Walt concluded that "balancing tendencies--while they do exist--are remarkably mild. It is possible to find them, but one has to squint pretty hard."
In the past 18 months, hawks have been bombarded with warnings that squinting is no longer needed. They are being warned that the Bush administration's policies are likely to provoke other countries to frustrate our goals rather than help us achieve them. The result would be diminished rather than enhanced U.S. security. The New York Times has editorialized that Bush's "lone-wolf record" and "overly aggressive stance" risk "undermining the very interests that Mr. Bush seeks to protect" by inspiring "the enmity rather than the envy of the world." This has become practically the official foreign policy stance of numerous intellectuals and commentators, the AFL-CIO, and the entire Democratic presidential pack.

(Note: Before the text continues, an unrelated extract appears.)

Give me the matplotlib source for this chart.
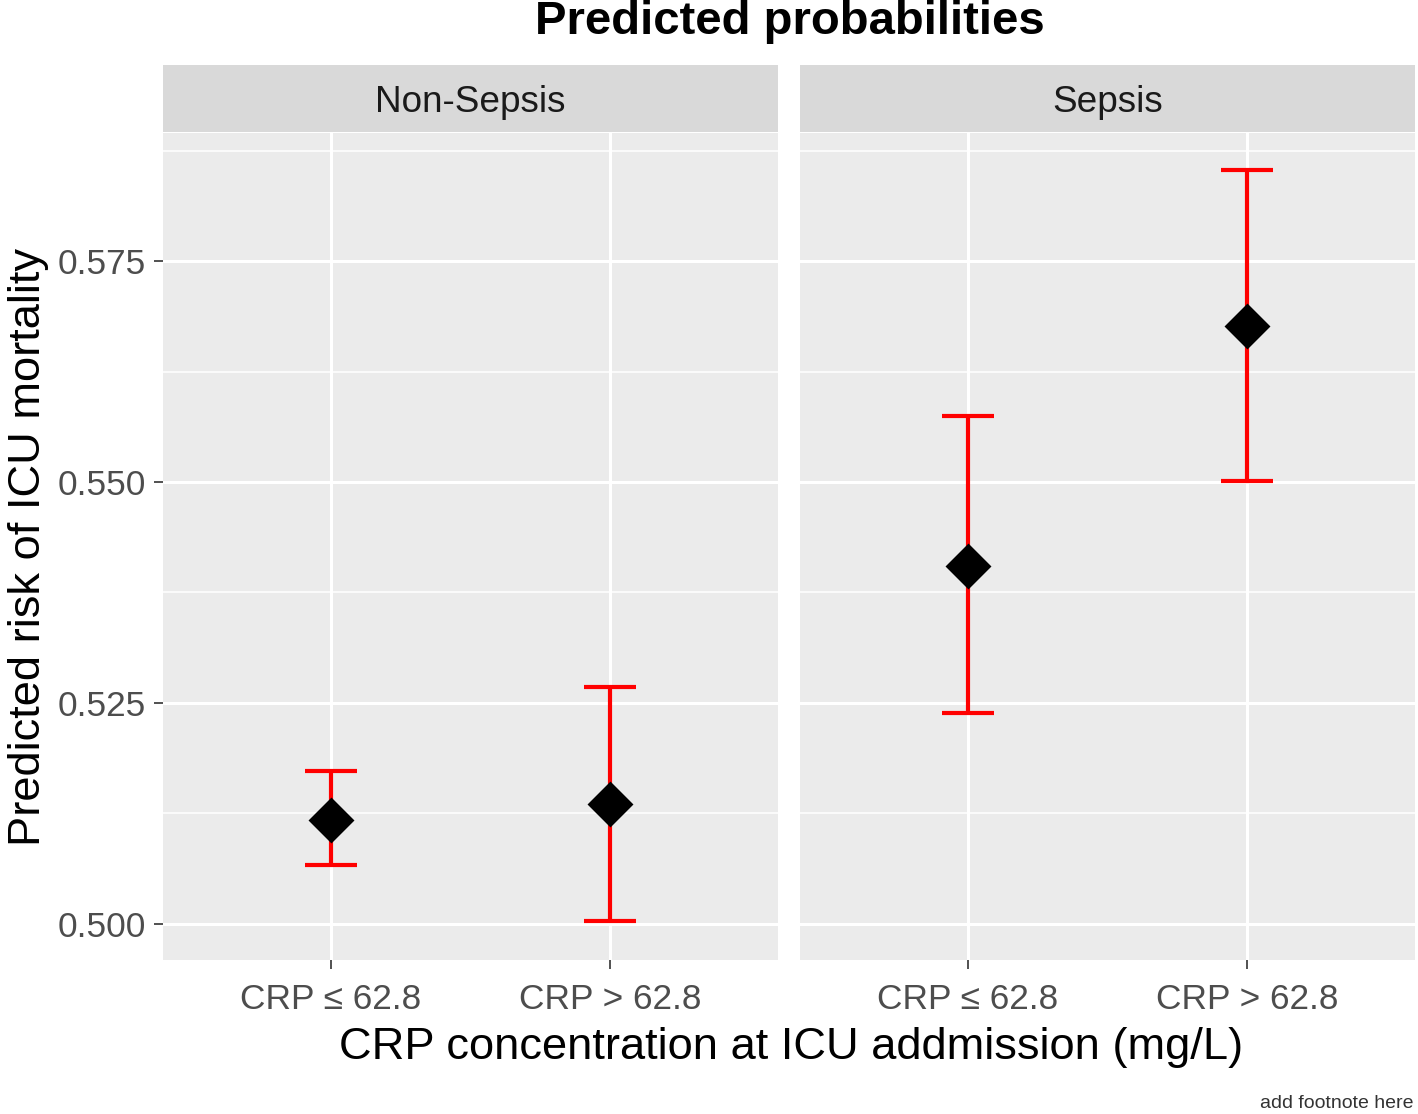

It is also echoed by usually sober international relations scholars. The University of Chicago's Robert Pape argues that the administration's "threat to wage unilateral preventive war" crucially "changed America's long-enjoyed reputation for benign intent" and is inspiring others to balance against the United States. Stephen Walt says that Washington today is in the position of imperial Germany in the two-decade lead-up to 1914, when that country's expansionism caused "its own encirclement." Chicago's John Mearsheimer joined Walt this past winter to argue that the proposed Iraq operation was likely to "reinforce the growing perception that the United States is a bully." Each was among the nearly three dozen international relations scholars who warned in an open letter in the New York Times that the Iraq war would provoke "increasing anti-Americanism" worldwide.